**** Records for this task

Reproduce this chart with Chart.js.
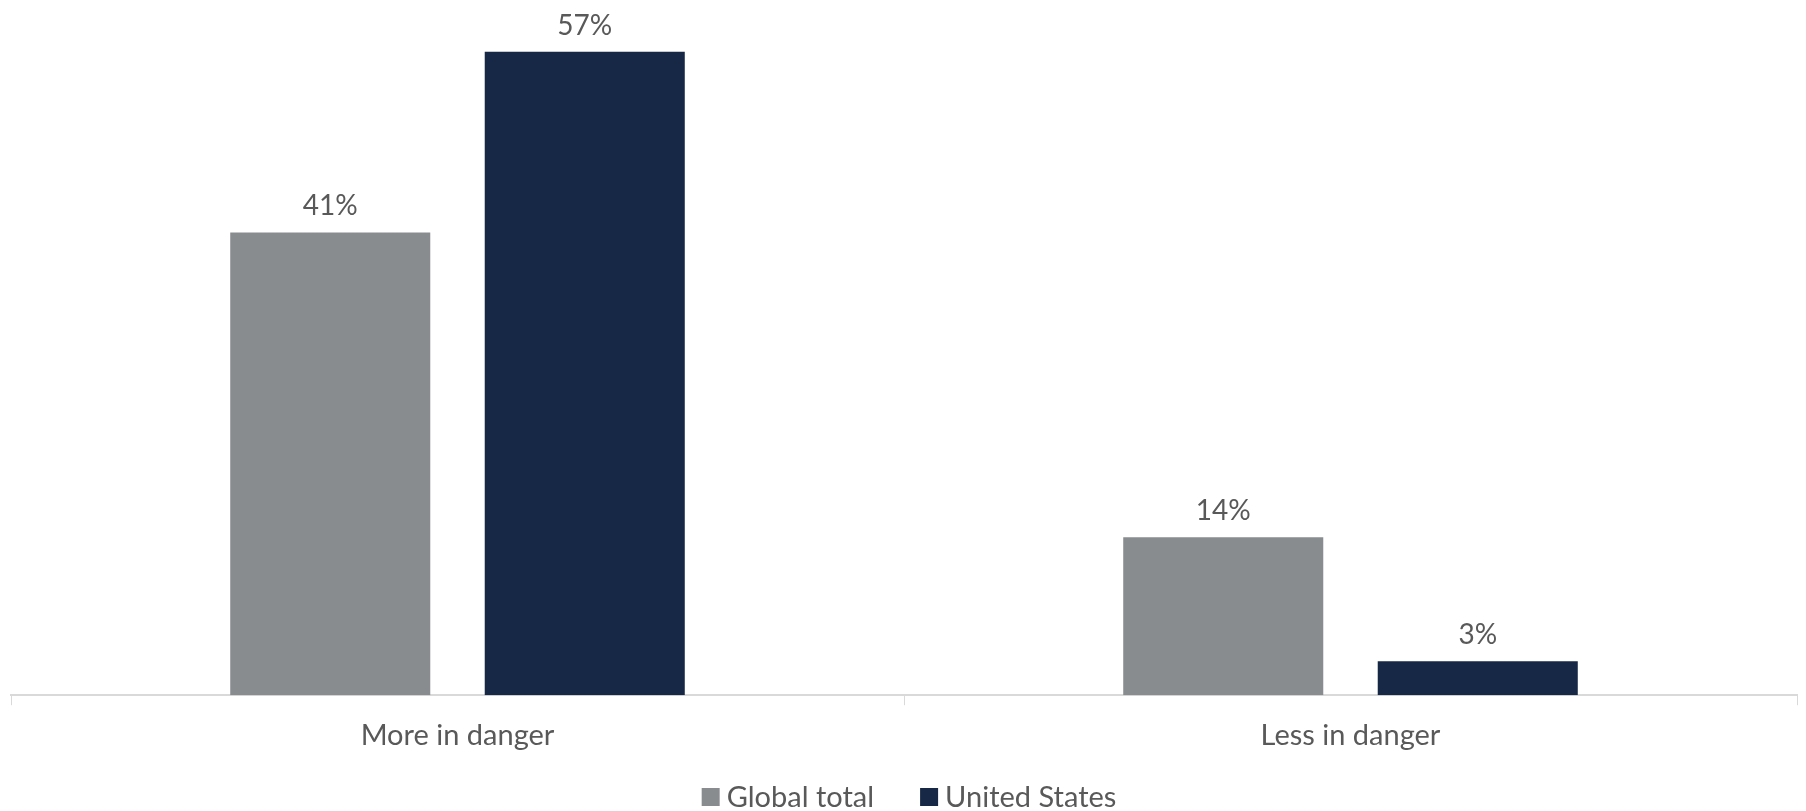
<!DOCTYPE html>
<html>
<head>
<meta charset="utf-8">
<script src="https://cdn.jsdelivr.net/npm/chart.js@4/dist/chart.umd.min.js"></script>
<style>
  html, body { margin: 0; padding: 0; background: #fff; }
  #wrap { width: 1806px; height: 811px; }
</style>
</head>
<body>
<div id="wrap"><canvas id="chart"></canvas></div>
<script>
const categories = ['More in danger', 'Less in danger']
const globalTotal = [41, 14]
const unitedStates = [57, 3]
const seriesNames = ['Global total', 'United States']

const textColor = '#595959'
const fontFamily = 'Lato, "Open Sans", sans-serif'
Chart.defaults.font.family = fontFamily

// draws the "41%" labels above each bar
const valueLabels = {
  id: 'valueLabels',
  afterDatasetsDraw(chart) {
    const ctx = chart.ctx
    ctx.save()
    ctx.font = '28px ' + fontFamily
    ctx.fillStyle = textColor
    ctx.textAlign = 'center'
    ctx.textBaseline = 'bottom'
    chart.data.datasets.forEach((ds, i) => {
      chart.getDatasetMeta(i).data.forEach((bar, j) => {
        ctx.fillText(ds.data[j] + '%', bar.x, bar.y - 12)
      })
    })
    ctx.restore()
  }
}

// legend drawn by hand so the box/text spacing matches the original
const bottomLegend = {
  id: 'bottomLegend',
  afterDraw(chart) {
    const ctx = chart.ctx
    const box = 18, gap = 7, itemGap = 46, y = 797
    ctx.save()
    ctx.font = '29px ' + fontFamily
    ctx.textBaseline = 'middle'
    const items = chart.data.datasets.map(ds => ({
      label: ds.label, color: ds.backgroundColor, w: ctx.measureText(ds.label).width
    }))
    let total = items.reduce((s, it) => s + box + gap + it.w, 0) + itemGap * (items.length - 1)
    let x = chart.width / 2 - total / 2 + 6
    items.forEach(it => {
      ctx.fillStyle = it.color
      ctx.fillRect(x, y - box / 2, box, box)
      ctx.fillStyle = textColor
      ctx.fillText(it.label, x + box + gap, y + 1)
      x += box + gap + it.w + itemGap
    })
    ctx.restore()
  }
}

new Chart(document.getElementById('chart'), {
  type: 'bar',
  data: {
    labels: categories,
    datasets: [
      { label: seriesNames[0], data: globalTotal, backgroundColor: '#898c8e' },
      { label: seriesNames[1], data: unitedStates, backgroundColor: '#162846' }
    ]
  },
  options: {
    responsive: true,
    maintainAspectRatio: false,
    animation: false,
    categoryPercentage: 0.57,
    barPercentage: 0.786,
    layout: { padding: { top: 18, left: 11, right: 9, bottom: 45 } },
    plugins: {
      tooltip: { enabled: false },
      legend: { display: false }
    },
    scales: {
      x: {
        grid: { drawOnChartArea: false, color: '#d9d9d9', tickLength: 10, lineWidth: 1 },
        border: { color: '#d9d9d9', width: 2 },
        ticks: { color: textColor, font: { size: 29 }, padding: 13 }
      },
      y: {
        display: false,
        min: 0,
        max: 60
      }
    }
  },
  plugins: [valueLabels, bottomLegend]
})
</script>
</body>
</html>
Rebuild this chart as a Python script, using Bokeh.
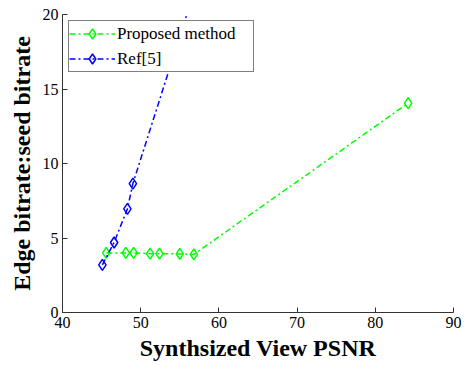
from bokeh.plotting import figure
from bokeh.models import FixedTicker, Range1d, Legend, LegendItem
from bokeh.embed import file_html
from bokeh.resources import INLINE

# Data
prop_x = [45.6, 48.1, 49.1, 51.2, 52.4, 55.0, 56.8, 84.2]
prop_y = [4.0, 4.0, 4.0, 3.95, 3.95, 3.93, 3.9, 14.05]
ref_x = [45.1, 46.6, 48.3, 49.0, 56.5]
ref_y = [3.2, 4.7, 6.95, 8.65, 21.0]
series_names = ["Proposed method", "Ref[5]"]
series_colors = ["#00ff00", "#0000ff"]
x_ticks = [40, 50, 60, 70, 80, 90]
y_ticks = [0, 5, 10, 15, 20]
x_title = "Synthsized View PSNR"
y_title = "Edge bitrate:seed bitrate"

FONT = "Liberation Serif"

p = figure(width=466, height=365, output_backend="svg", toolbar_location=None,
           x_range=Range1d(40, 90), y_range=Range1d(0, 20),
           min_border_left=62, min_border_right=13, min_border_top=14, min_border_bottom=53)
p.outline_line_color = None
p.grid.visible = False
p.background_fill_color = "white"

items = []
for name, xs, ys, col in zip(series_names, [prop_x, ref_x], [prop_y, ref_y], series_colors):
    l = p.line(xs, ys, line_color=col, line_width=1.5, line_dash="6 3 2 3")
    s = p.scatter(xs, ys, marker="diamond", size=11, fill_color=None, line_color=col,
                  line_width=1.5)
    items.append(LegendItem(label=name, renderers=[l, s]))

for ax, ticks in [(p.xaxis, x_ticks), (p.yaxis, y_ticks)]:
    ax.ticker = FixedTicker(ticks=ticks)
    ax.minor_tick_line_color = None
    ax.major_tick_in = 5
    ax.major_tick_out = 0
    ax.axis_line_color = "#333333"
    ax.major_tick_line_color = "#333333"
    ax.major_label_text_font = FONT
    ax.major_label_text_font_size = "16px"
    ax.major_label_text_color = "black"
    ax.axis_label_text_font = FONT
    ax.axis_label_text_font_style = "bold"
    ax.axis_label_text_font_size = "24px"
    ax.axis_label_text_color = "black"

p.xaxis.axis_label = x_title
p.yaxis.axis_label = y_title
p.xaxis.major_label_standoff = 4
p.yaxis.major_label_standoff = 4
p.xaxis.axis_label_standoff = 4
p.yaxis.axis_label_standoff = 5

lg = Legend(items=items, location="top_left", margin=6, padding=0, spacing=0,
            glyph_width=46, glyph_height=25, label_height=25, label_width=136,
            label_standoff=2, label_text_font=FONT, label_text_font_size="17px",
            label_text_color="black", border_line_color="black", border_line_width=1,
            background_fill_alpha=1.0)
p.add_layout(lg)

open("out.html", "w").write(file_html(p, INLINE))
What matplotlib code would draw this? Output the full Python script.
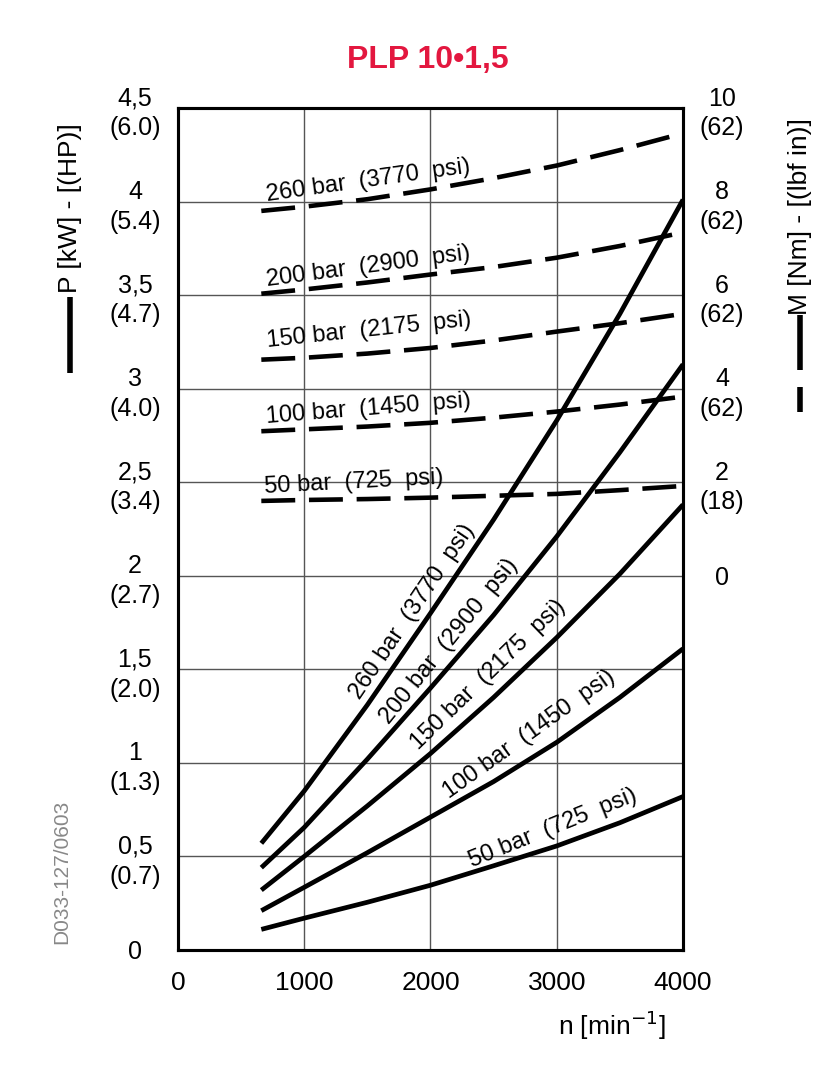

********

Exercise - Please set down each line of the data above exactly as written, without the pictures.

Response to this exercise -
Reproduce this chart with Chart.js.
<!DOCTYPE html>
<html>
<head>
<meta charset="utf-8">
<script src="https://cdn.jsdelivr.net/npm/chart.js@4/dist/chart.umd.min.js"></script>
<style>
  html, body { margin: 0; padding: 0; background: #fff; }
  #wrap { width: 1806px; height: 811px; }
</style>
</head>
<body>
<div id="wrap"><canvas id="chart"></canvas></div>
<script>
const categories = ['More in danger', 'Less in danger']
const globalTotal = [41, 14]
const unitedStates = [57, 3]
const seriesNames = ['Global total', 'United States']

const textColor = '#595959'
const fontFamily = 'Lato, "Open Sans", sans-serif'
Chart.defaults.font.family = fontFamily

// draws the "41%" labels above each bar
const valueLabels = {
  id: 'valueLabels',
  afterDatasetsDraw(chart) {
    const ctx = chart.ctx
    ctx.save()
    ctx.font = '28px ' + fontFamily
    ctx.fillStyle = textColor
    ctx.textAlign = 'center'
    ctx.textBaseline = 'bottom'
    chart.data.datasets.forEach((ds, i) => {
      chart.getDatasetMeta(i).data.forEach((bar, j) => {
        ctx.fillText(ds.data[j] + '%', bar.x, bar.y - 12)
      })
    })
    ctx.restore()
  }
}

// legend drawn by hand so the box/text spacing matches the original
const bottomLegend = {
  id: 'bottomLegend',
  afterDraw(chart) {
    const ctx = chart.ctx
    const box = 18, gap = 7, itemGap = 46, y = 797
    ctx.save()
    ctx.font = '29px ' + fontFamily
    ctx.textBaseline = 'middle'
    const items = chart.data.datasets.map(ds => ({
      label: ds.label, color: ds.backgroundColor, w: ctx.measureText(ds.label).width
    }))
    let total = items.reduce((s, it) => s + box + gap + it.w, 0) + itemGap * (items.length - 1)
    let x = chart.width / 2 - total / 2 + 6
    items.forEach(it => {
      ctx.fillStyle = it.color
      ctx.fillRect(x, y - box / 2, box, box)
      ctx.fillStyle = textColor
      ctx.fillText(it.label, x + box + gap, y + 1)
      x += box + gap + it.w + itemGap
    })
    ctx.restore()
  }
}

new Chart(document.getElementById('chart'), {
  type: 'bar',
  data: {
    labels: categories,
    datasets: [
      { label: seriesNames[0], data: globalTotal, backgroundColor: '#898c8e' },
      { label: seriesNames[1], data: unitedStates, backgroundColor: '#162846' }
    ]
  },
  options: {
    responsive: true,
    maintainAspectRatio: false,
    animation: false,
    categoryPercentage: 0.57,
    barPercentage: 0.786,
    layout: { padding: { top: 18, left: 11, right: 9, bottom: 45 } },
    plugins: {
      tooltip: { enabled: false },
      legend: { display: false }
    },
    scales: {
      x: {
        grid: { drawOnChartArea: false, color: '#d9d9d9', tickLength: 10, lineWidth: 1 },
        border: { color: '#d9d9d9', width: 2 },
        ticks: { color: textColor, font: { size: 29 }, padding: 13 }
      },
      y: {
        display: false,
        min: 0,
        max: 60
      }
    }
  },
  plugins: [valueLabels, bottomLegend]
})
</script>
</body>
</html>
Rebuild this chart as a Python script, using Bokeh.
from bokeh.plotting import figure
from bokeh.models import FixedTicker, Range1d, Legend, LegendItem
from bokeh.embed import file_html
from bokeh.resources import INLINE

# Data
prop_x = [45.6, 48.1, 49.1, 51.2, 52.4, 55.0, 56.8, 84.2]
prop_y = [4.0, 4.0, 4.0, 3.95, 3.95, 3.93, 3.9, 14.05]
ref_x = [45.1, 46.6, 48.3, 49.0, 56.5]
ref_y = [3.2, 4.7, 6.95, 8.65, 21.0]
series_names = ["Proposed method", "Ref[5]"]
series_colors = ["#00ff00", "#0000ff"]
x_ticks = [40, 50, 60, 70, 80, 90]
y_ticks = [0, 5, 10, 15, 20]
x_title = "Synthsized View PSNR"
y_title = "Edge bitrate:seed bitrate"

FONT = "Liberation Serif"

p = figure(width=466, height=365, output_backend="svg", toolbar_location=None,
           x_range=Range1d(40, 90), y_range=Range1d(0, 20),
           min_border_left=62, min_border_right=13, min_border_top=14, min_border_bottom=53)
p.outline_line_color = None
p.grid.visible = False
p.background_fill_color = "white"

items = []
for name, xs, ys, col in zip(series_names, [prop_x, ref_x], [prop_y, ref_y], series_colors):
    l = p.line(xs, ys, line_color=col, line_width=1.5, line_dash="6 3 2 3")
    s = p.scatter(xs, ys, marker="diamond", size=11, fill_color=None, line_color=col,
                  line_width=1.5)
    items.append(LegendItem(label=name, renderers=[l, s]))

for ax, ticks in [(p.xaxis, x_ticks), (p.yaxis, y_ticks)]:
    ax.ticker = FixedTicker(ticks=ticks)
    ax.minor_tick_line_color = None
    ax.major_tick_in = 5
    ax.major_tick_out = 0
    ax.axis_line_color = "#333333"
    ax.major_tick_line_color = "#333333"
    ax.major_label_text_font = FONT
    ax.major_label_text_font_size = "16px"
    ax.major_label_text_color = "black"
    ax.axis_label_text_font = FONT
    ax.axis_label_text_font_style = "bold"
    ax.axis_label_text_font_size = "24px"
    ax.axis_label_text_color = "black"

p.xaxis.axis_label = x_title
p.yaxis.axis_label = y_title
p.xaxis.major_label_standoff = 4
p.yaxis.major_label_standoff = 4
p.xaxis.axis_label_standoff = 4
p.yaxis.axis_label_standoff = 5

lg = Legend(items=items, location="top_left", margin=6, padding=0, spacing=0,
            glyph_width=46, glyph_height=25, label_height=25, label_width=136,
            label_standoff=2, label_text_font=FONT, label_text_font_size="17px",
            label_text_color="black", border_line_color="black", border_line_width=1,
            background_fill_alpha=1.0)
p.add_layout(lg)

open("out.html", "w").write(file_html(p, INLINE))
What matplotlib code would draw this? Output the full Python script.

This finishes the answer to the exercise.